(Figure scripts)
►

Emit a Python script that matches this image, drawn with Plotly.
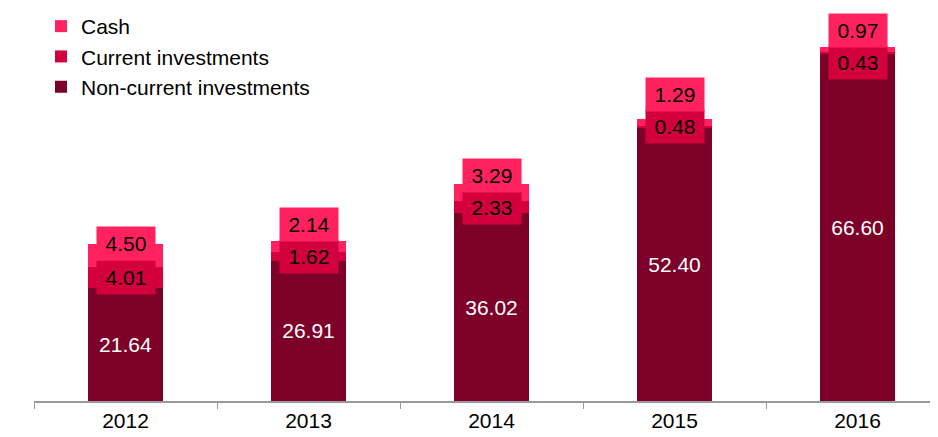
import plotly.graph_objects as go

years = ["2012", "2013", "2014", "2015", "2016"]
non_current = [21.64, 26.91, 36.02, 52.40, 66.60]
current = [4.01, 1.62, 2.33, 0.48, 0.43]
cash = [4.50, 2.14, 3.29, 1.29, 0.97]

C_CASH = "#FF225F"
C_CUR = "#D2003D"
C_NC = "#7C0028"

# page body has an 8px margin, so the figure is drawn offset by 8px
OFF = 8
W, H = 938, 437
M_T, M_B, M_L = 26 - OFF, 36 + OFF, 34 - OFF
Y_MAX = 72.0
PLOT_H = H - M_T - M_B
PLOT_W = W - M_L
S = PLOT_H / Y_MAX  # px per unit
BASE = H - M_B
CAT_W = 183.0
FS = 21


def to_px(v):
    return BASE - v * S


def to_val(p):
    return (BASE - p) / S


FONT = "Liberation Sans, Arial"

fig = go.Figure()
fig.add_trace(go.Bar(
    x=years, y=non_current, name="Non-current investments",
    marker=dict(color=C_NC, line=dict(width=0)), width=0.41,
    text=[f"{v:.2f}" for v in non_current], textposition="inside",
    insidetextanchor="middle", textangle=0,
    textfont=dict(color="white", size=FS, family=FONT),
    legendrank=3, legendgroup="nc", hoverinfo="skip",
))
fig.add_trace(go.Bar(
    x=years, y=current, name="Current investments",
    marker=dict(color=C_CUR, line=dict(width=0)), width=0.41,
    legendrank=2, legendgroup="cur", hoverinfo="skip",
))
fig.add_trace(go.Bar(
    x=years, y=cash, name="Cash",
    marker=dict(color=C_CASH, line=dict(width=0)), width=0.41,
    legendrank=1, legendgroup="cash", hoverinfo="skip",
))

GAP = 32
TOPMIN = 30 - OFF
annotations = []
for i, yr in enumerate(years):
    nc, cu, ca = non_current[i], current[i], cash[i]
    total = nc + cu + ca
    cur_c = to_px(nc + cu / 2)
    cash_c = min(to_px(total), cur_c - GAP)
    if cash_c < TOPMIN:
        cash_c = TOPMIN
        cur_c = max(cur_c, cash_c + GAP)
    for val, pc, col in ((cu, cur_c, C_CUR), (ca, cash_c, C_CASH)):
        annotations.append(dict(
            x=i, y=to_val(pc), xref="x", yref="y",
            text=f"{val:.2f}", showarrow=False,
            font=dict(color="black", size=FS, family=FONT),
            bgcolor=col, borderpad=3, width=52, height=27,
            xanchor="center", yanchor="middle",
        ))

fig.update_layout(
    width=W, height=H,
    barmode="stack",
    paper_bgcolor="white", plot_bgcolor="white",
    margin=dict(l=M_L, r=0, t=M_T, b=M_B, autoexpand=False),
    font=dict(family=FONT, color="black"),
    showlegend=True,
    legend=dict(
        x=(41 - OFF - M_L) / PLOT_W, y=1 + (M_T + 2) / PLOT_H,
        xanchor="left", yanchor="top",
        traceorder="grouped", tracegroupgap=0,
        font=dict(size=FS, family=FONT, color="black"),
        bgcolor="rgba(0,0,0,0)",
    ),
    xaxis=dict(
        type="category", range=[-0.5, -0.5 + PLOT_W / CAT_W],
        tickson="boundaries", ticks="outside", ticklen=6, tickcolor="#999999",
        showline=True, linecolor="#999999", linewidth=2,
        showgrid=False, tickfont=dict(size=FS, color="black"),
        fixedrange=True,
    ),
    yaxis=dict(range=[0, Y_MAX], visible=False, showgrid=False, fixedrange=True),
    annotations=annotations,
)

fig.write_html("out.html")
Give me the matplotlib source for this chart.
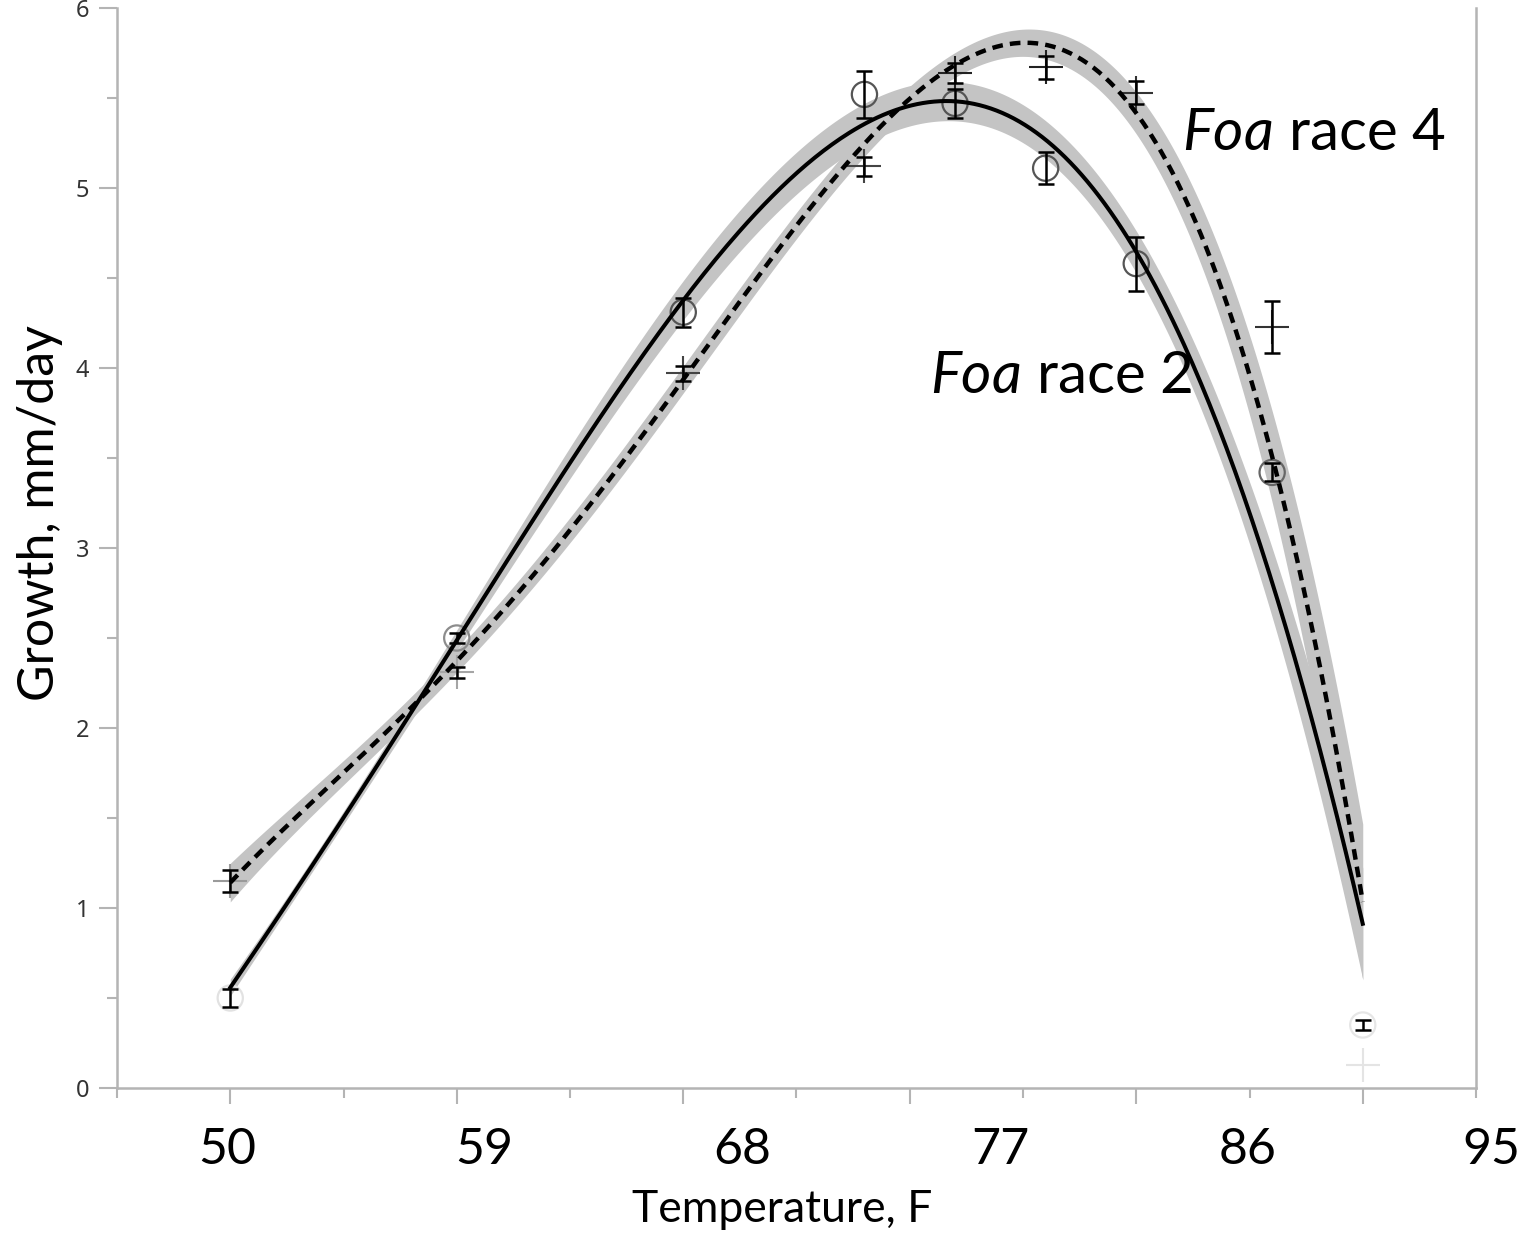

◄

_Exercise brief_:
Copy the records above exactly, from the first line through the line containing "return (BASE - p) / S", and leave out the pictures.

_Task solution_:
Emit a Python script that matches this image, drawn with Plotly.
import plotly.graph_objects as go

years = ["2012", "2013", "2014", "2015", "2016"]
non_current = [21.64, 26.91, 36.02, 52.40, 66.60]
current = [4.01, 1.62, 2.33, 0.48, 0.43]
cash = [4.50, 2.14, 3.29, 1.29, 0.97]

C_CASH = "#FF225F"
C_CUR = "#D2003D"
C_NC = "#7C0028"

# page body has an 8px margin, so the figure is drawn offset by 8px
OFF = 8
W, H = 938, 437
M_T, M_B, M_L = 26 - OFF, 36 + OFF, 34 - OFF
Y_MAX = 72.0
PLOT_H = H - M_T - M_B
PLOT_W = W - M_L
S = PLOT_H / Y_MAX  # px per unit
BASE = H - M_B
CAT_W = 183.0
FS = 21


def to_px(v):
    return BASE - v * S


def to_val(p):
    return (BASE - p) / S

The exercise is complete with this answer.